First off, I am enjoying myself very much and if I had the money to do it again next year, I absolutely would. Almost everyone has been a complete delight, which is something I keep wondering over. I’m not sure what it is, because I haven’t ever had this level of enjoyment in/with a group of people anywhere else. It’s not the conference/convention aspect, because I’ve had awful experiences in “fan/creator spaces” in the past. It’s not the “we paid lots to be here, so we’re going to cherish each other and the experience extra hard” because…yeah. I’ve been on tour groups and …welp! I swear it’s gotta be something in the water. People have been sharing lint rollers, Claritin, cough drops, their extra bottles of water from the water packages, and just going above and beyond.
The classes have been amazing. Amal El-Mohtar had one on using poetry to unlock writer’s block that was stunning. She spoke eloquently and poignantly of her own experiences with poetry, family legacies of art and resistance, and reconciling (in a good way!) “this person I love and know as ‘just my grandfather’” with “this person who has done amazing things”. Then people read the poetry they wrote and it was simply jaw-droppingly good. Good enough I would love to have a collection of all the poetry attendees wrote in that 15 minute window. There was one on structuring your life to support creativity by Sandra Taylor, and Howard Taylor had a master class on writing the funny that I wish I had the brains to wade through.

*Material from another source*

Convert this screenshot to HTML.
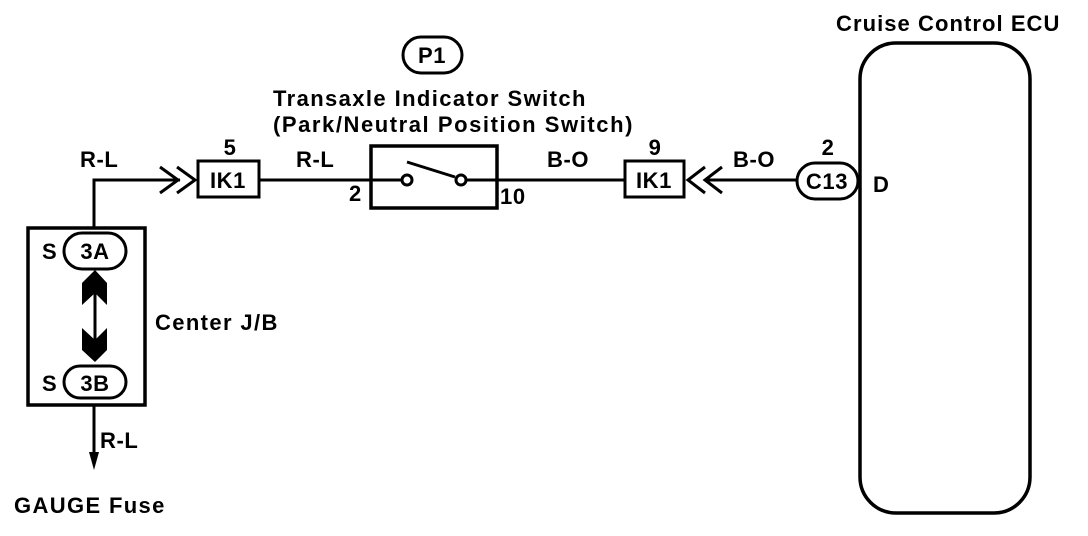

The organizers have really made a huge effort to create the best experience. Every day we’re sorted into new tables at dinner so we have a chance to have an in-depth conversation with each other and with the instructors. The conversations have been truly wonderful and special in that “only with fellow creatives” sort of way. One day I shall tell you about how a man and a murdered pelican prompted a table of us to consider a joint writing effort where a girl will fall in love with Clippy, a pelican shifter, sheep shifters, Optimus Prime, Nessie, and a triceratops in succession, with each story building upon the previous…and how we managed to both intrigue Mary Robinette into asking why all of us were in bright red hysterics AND giving us the “on that note, I’m…” departure line.
But not today.
Today I want to talk about how WXR18 has been difficult as a spoonie as a reference for others who might be considering coming on future cruises. To their great credit, there has been a spoonie meetup and I know they’re going to aim for more accessibility in the future, but there’s some stuff that isn’t going to/can’t change.

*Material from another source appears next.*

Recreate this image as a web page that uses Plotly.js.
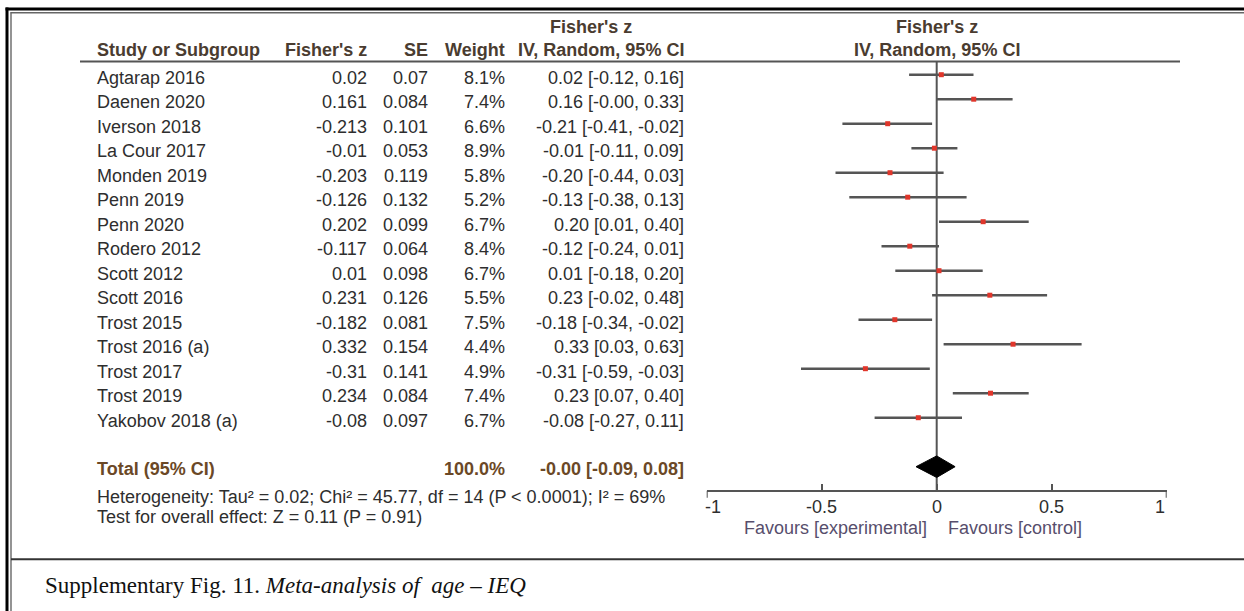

– the pacing is spoon-breaking. Not just spoon-stealing, but active spoon-breaking. We’ve had at least one class every single day and sometimes two or three. As someone said, they take this as either a workshop or a retreat, but it honestly can’t be both. There’s a prize for writing pi (3124 words iirc?) and cracking the pie safe, and it’s completely undoable for me. There’s also daily challenges. Some are fairly easy, and others (2500 words! Come up with five pitches! Outline one of your pitches to your satisfaction!) are really…well, challenging. Yes, they are optional, but the overall grinding feel of “omg, I’m not getting anything done” can be devastating.

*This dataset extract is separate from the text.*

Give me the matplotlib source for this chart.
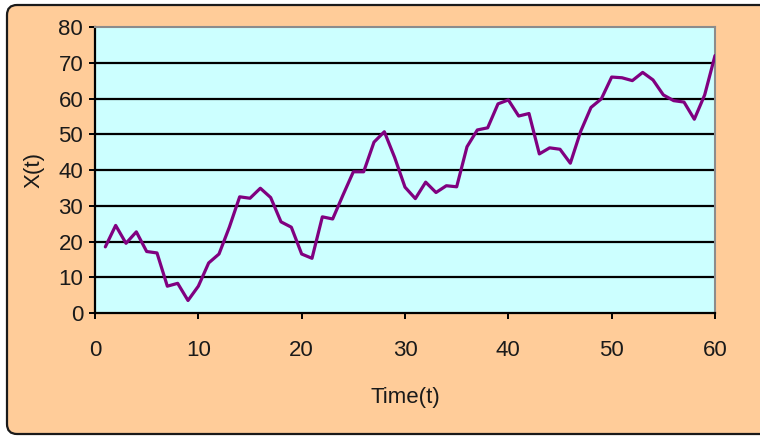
import matplotlib
matplotlib.use("Agg")
import matplotlib.pyplot as plt
from matplotlib.patches import FancyBboxPatch

# Process path X(t) sampled at integer times
time = list(range(1, 61))
x_values = [
    18.5, 24.5, 19.5, 22.7, 17.2, 16.8, 7.5, 8.3, 3.5, 7.5,
    14.0, 16.5, 24.0, 32.5, 32.1, 34.9, 32.3, 25.5, 24.0, 16.5,
    15.3, 26.9, 26.3, 33.0, 39.5, 39.5, 47.8, 50.7, 43.5, 35.2,
    32.0, 36.6, 33.7, 35.6, 35.3, 46.5, 51.2, 51.8, 58.5, 59.6,
    55.1, 55.8, 44.5, 46.2, 45.8, 41.9, 50.8, 57.5, 59.9, 66.0,
    65.8, 65.0, 67.3, 65.2, 61.0, 59.4, 59.0, 54.2, 61.0, 72.0,
]
x_ticks = [0, 10, 20, 30, 40, 50, 60]
y_ticks = [0, 10, 20, 30, 40, 50, 60, 70, 80]

W, H = 760, 436
plt.rcParams["font.family"] = ["Liberation Sans", "DejaVu Sans"]

fig = plt.figure(figsize=(W / 100, H / 100), dpi=100, facecolor="white")

# Chart area: orange rounded panel with dark outline
bg = fig.add_axes([0, 0, 1, 1], zorder=0)
bg.set_xlim(0, W)
bg.set_ylim(H, 0)
bg.axis("off")
panel = FancyBboxPatch((7, 5), 800, 429,
                       boxstyle="round,pad=0,rounding_size=10",
                       facecolor="#FFCC99", edgecolor="#1a1a1a",
                       linewidth=1.6)
panel.set_clip_on(False)
bg.add_patch(panel)

# Plot area
left, right, top, bottom = 95, 715, 27, 313
ax = fig.add_axes([left / W, (H - bottom) / H, (right - left) / W, (bottom - top) / H],
                  zorder=1)
ax.set_facecolor("#CCFFFF")
ax.set_xlim(0, 60)
ax.set_ylim(0, 80)
ax.set_xticks(x_ticks)
ax.set_yticks(y_ticks)

for y in y_ticks[1:-1]:
    ax.axhline(y, color="black", linewidth=1.6, zorder=1)

ax.plot(time, x_values, color="#800080", linewidth=2.3,
        solid_joinstyle="round", solid_capstyle="round", zorder=3)

for side in ("top", "right"):
    ax.spines[side].set_color("#8c8c8c")
    ax.spines[side].set_linewidth(1.5)
for side in ("left", "bottom"):
    ax.spines[side].set_color("black")
    ax.spines[side].set_linewidth(1.6)

ax.tick_params(axis="both", direction="out", length=4.5, width=1.4,
               colors="black", labelcolor="#1a1a1a", labelsize=16)
ax.tick_params(axis="y", pad=4)
ax.tick_params(axis="x", pad=15)

ax.set_xlabel("Time(t)", fontsize=16, color="#1a1a1a", labelpad=19)
ax.set_ylabel("X(t)", fontsize=16, color="#1a1a1a", labelpad=10)

fig.savefig("out.png", dpi=100, facecolor="white")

– we’re on Liberty of the Seas and it can feel very Goldilocks-y. The level 14 bar vibrates. The cafe and bars on the promenade are too loud. Too much glare and humidity on the decks outside. No wifi and lots of FOMO in the cabins. I hear tell that there’s other places at various points in the day depending on their use, but it does cost spoons to seek these places out.
– it’s likely that a spoonie is unlikely to be able to take advantage of most that is on offer. (we’ve given up on all) There’s game nights starting from 10pm onward, but that’s a big nope for me considering the day starts at about 7:30am with the first class at 9am. Dinner with everyone is from 8pm to 10pm, which can be difficult for feeding time reasons and staying up late. There’s lots of ship stuff, but choices would have to be made between classes/eating/resting and the shows, water slides, ice rink, and rock climbing wall. I feel having more mental prep for “oh god, why can’t I do All This Stuff I Desperately Want To Do” would have been helpful.
– the ship is kept super cold. Super super cold. I’m currently sitting in the bar with my hoodie up, a long sleeve shirt, a shift, and a maxi skirt. I was debating breaking out the legwarmers and fuzzy socks this morning. I tend to get really cold when underfed, overstimulated, and exhausted – it’s almost a given that at least two of these conditions will be going on at any given time.
– for some reason, many of the areas in the ship smell musty. The conference room was so musty that I was literally taken aback by a wall of “do not pass”. It has dissipated some since we boarded (yay human air filters?) but I still have to take Claritin daily to cope. The bar also smells moldy, but somewhat less so. I’ve been fighting off an allergy-spawned cold for the last few days and it Has Not Been Helping.
– I would suggest not going on the excursions. I’ve seen a couple of people back out of excursions because “can’t/won’t”. Initially I felt really sad about not being able to afford the excursions and not feeling spoon-ful enough to organize a wander through town, but after the first two days, I’m now embracing that shore days are rest days and that’s okay. This is another thing to think hard on, because I get the “I’m here in Honduras and Belize and Mexico and I’m…staying on the ship and napping? OMGWTF”.
– bring in-ear foam headphones and a long-lived mp3 player and a blindfold if you can tolerate them. You will have a roommate, unless you pay to be in a single room, and they might snore, or they might want to be out late or up early, and having a way to block out things out is invaluable. For that matter, I’ve found that my headphones have also been useful when the dining room is too loud, or when they’re (FOR SOME OBSCURE REASON) holding a congo line, the macarena song-thing, or performing gangnam style in the formal dining room when you’re just trying to eat and have a civilized conversation.
All in all though – it’s been amazing and definitely @ me or email me if you have more questions about the retreat.
Keep in mind that I am approaching all of this from the privileged position of not having to scramble back to work immediately after. I’ll likely crash for two weeks or so after I return to Taipei on 10/10.